# FITNESS and NUTRITION FORUM > DIET AND NUTRITION > RECIPES >  Dave power meal and breakfast

## DFRELAT

Seems more appropriate to post these two in here from my last thread of my latest cycle. Yes I know I have an accent, I'm French Canadian! This is a big meal I eat almost everyday these days

----------


## DFRELAT

This is my everyday breakfast for men! lol

----------


## Trevtrev

Always looking for ways of changing up my morning oats. Going to try your oatmeal recipe. Looks good, thanks!

----------


## DFRELAT

Well if you like the peanut butter taste it's great!

----------


## kelkel

Interesting Dave.

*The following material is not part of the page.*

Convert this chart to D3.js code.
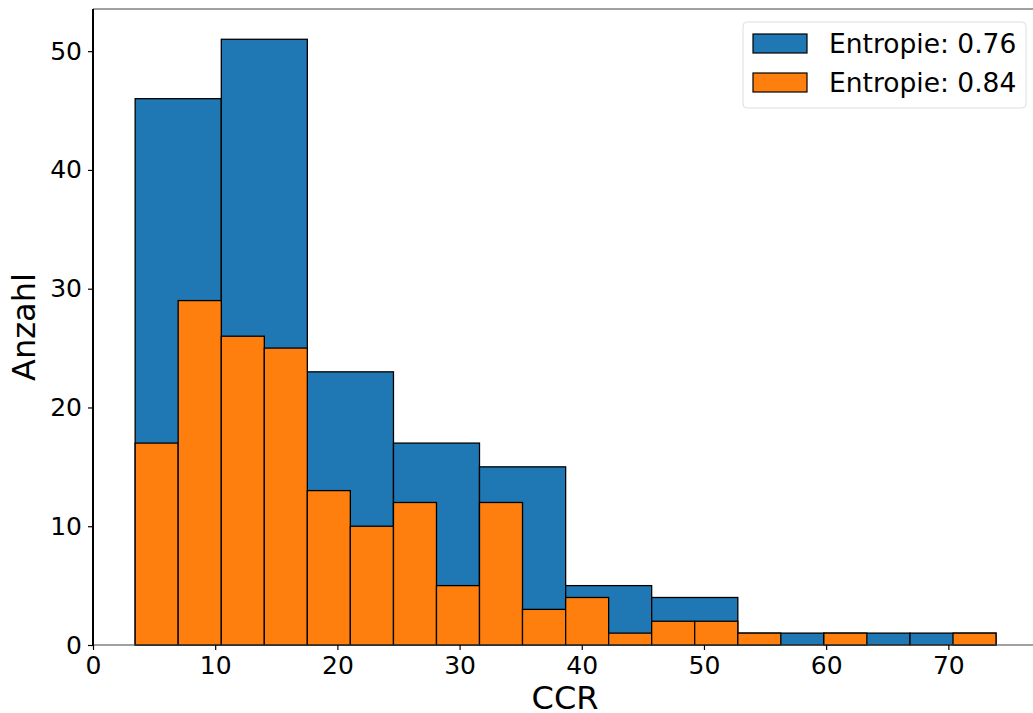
<!DOCTYPE html>
<html>
<head>
<meta charset="utf-8">
<script src="https://cdn.jsdelivr.net/npm/d3@7"></script>
<style>
  body { margin: 0; background: #fff; }
  svg text { font-family: "DejaVu Sans", sans-serif; }
</style>
</head>
<body>
<script>
// bin edges (shared range 3.45 .. 73.9)
const blueEdges = [3.45, 10.50, 17.54, 24.59, 31.63, 38.68, 45.72, 52.77, 59.81, 66.86, 73.90];
const blueCounts = [46, 51, 23, 17, 15, 5, 4, 1, 1, 1];

const orangeEdges = [3.45, 6.97, 10.50, 14.02, 17.54, 21.06, 24.59, 28.11, 31.63, 35.15, 38.68,
                     42.20, 45.72, 49.24, 52.77, 56.29, 59.81, 63.33, 66.86, 70.38, 73.90];
const orangeCounts = [17, 29, 26, 25, 13, 10, 12, 5, 12, 3, 4, 1, 2, 2, 1, 0, 1, 0, 0, 1];

const seriesNames = ["Entropie: 0.76", "Entropie: 0.84"];
const seriesColors = ["#1f77b4", "#ff7f0e"];
const xTicks = [0, 10, 20, 30, 40, 50, 60, 70];
const yTicks = [0, 10, 20, 30, 40, 50];

const W = 1033, H = 713;
const mLeft = 93, mTop = 9, mRight = 1040, mBottom = 645;

const svg = d3.select("body").append("svg")
  .attr("width", W)
  .attr("height", H);

const x = d3.scaleLinear().domain([0, 77.5]).range([mLeft, mRight]);
const y = d3.scaleLinear().domain([0, 53.55]).range([mBottom, mTop]);

const toBins = (edges, counts) => counts.map((c, i) => ({x0: edges[i], x1: edges[i + 1], n: c}));

const drawHist = (bins, color) => {
  svg.append("g")
    .selectAll("rect")
    .data(bins.filter(d => d.n > 0))
    .enter()
    .append("rect")
    .attr("x", d => x(d.x0))
    .attr("width", d => x(d.x1) - x(d.x0))
    .attr("y", d => y(d.n))
    .attr("height", d => y(0) - y(d.n))
    .attr("fill", color)
    .attr("stroke", "#000")
    .attr("stroke-width", 1.3);
};

drawHist(toBins(blueEdges, blueCounts), seriesColors[0]);
drawHist(toBins(orangeEdges, orangeCounts), seriesColors[1]);

// spines
svg.append("line").attr("x1", mLeft).attr("x2", W).attr("y1", mTop).attr("y2", mTop)
   .attr("stroke", "#444").attr("stroke-width", 1);
svg.append("line").attr("x1", mLeft).attr("x2", W).attr("y1", mBottom).attr("y2", mBottom)
   .attr("stroke", "#444").attr("stroke-width", 1);

const xAxis = d3.axisBottom(x).tickValues(xTicks).tickSize(5).tickPadding(6).tickFormat(d3.format("d"));
const yAxis = d3.axisLeft(y).tickValues(yTicks).tickSize(5).tickPadding(6).tickFormat(d3.format("d"));

const gx = svg.append("g")
  .attr("transform", "translate(0," + mBottom + ")")
  .call(xAxis);
gx.select(".domain").remove();
gx.selectAll("text").attr("font-size", 25).attr("fill", "#000");
gx.selectAll("line").attr("stroke", "#000").attr("stroke-width", 1.2);

const gy = svg.append("g")
  .attr("transform", "translate(" + mLeft + ",0)")
  .call(yAxis);
gy.select(".domain").remove();
gy.selectAll("text").attr("font-size", 25).attr("fill", "#000");
gy.selectAll("line").attr("stroke", "#000").attr("stroke-width", 1.2);

svg.append("line").attr("x1", mLeft).attr("x2", mLeft).attr("y1", mTop).attr("y2", mBottom)
   .attr("stroke", "#000").attr("stroke-width", 2);

// axis titles
svg.append("text")
   .attr("x", 565)
   .attr("y", 709)
   .attr("text-anchor", "middle")
   .attr("font-size", 32)
   .text("CCR");

svg.append("text")
   .attr("transform", "translate(35," + 327 + ") rotate(-90)")
   .attr("text-anchor", "middle")
   .attr("font-size", 32)
   .text("Anzahl");

// legend
const legend = svg.append("g").attr("id", "legend");
legend.append("rect")
      .attr("x", 743).attr("y", 22)
      .attr("width", 283).attr("height", 86)
      .attr("rx", 4)
      .attr("fill", "#fff").attr("fill-opacity", 0.8)
      .attr("stroke", "#ddd");

const items = legend.selectAll("g.item")
  .data(seriesNames)
  .enter()
  .append("g")
  .attr("class", "item")
  .attr("transform", (d, i) => "translate(0," + (i * 39) + ")");

items.append("rect")
     .attr("x", 753).attr("y", 34)
     .attr("width", 54).attr("height", 19)
     .attr("fill", (d, i) => seriesColors[i])
     .attr("stroke", "#000").attr("stroke-width", 1.2);

items.append("text")
     .attr("x", 829).attr("y", 53)
     .attr("font-size", 26.5)
     .text(d => d);
</script>
</body>
</html>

Keep it up.

----------


## AKGladiator7127

Hi Dave, 
I enjoyed your videos. You are the first I have seen that eats baby food, but with your illness it does make sense. I will give it a try. It would be interesting to hear about other meal ideas you have. 
Thanks for the post

----------


## DFRELAT

The chemo always made me feel like puking even though I never did and I also have Crohn's disease so those baby food cereals are perfect for me, easy to digest and they taste good on top especially the way I make it.

----------


## Nicky1010

Will try the peanut butter/oat recipie tomorrow. Looks good and I love peanut butter. Might throw a banana in there to spice it up a bit lol

----------


## DFRELAT

> Will try the peanut butter/oat recipie tomorrow. Looks good and I love peanut butter. Might throw a banana in there to spice it up a bit lol


I do it now with cream of wheat instead of oatmeal now, I like the taste better, it's creamier....The thing about all my food videos is that you can customize them to your own tastes for example change the protein powder, add cinnamon like many seem to be doing, as long as you find it good, thats's what matter's the most!

----------


## ctcrunch

I always do protein and oatmeal when I'm busy in the morning. Quick, easy to make, and filling

----------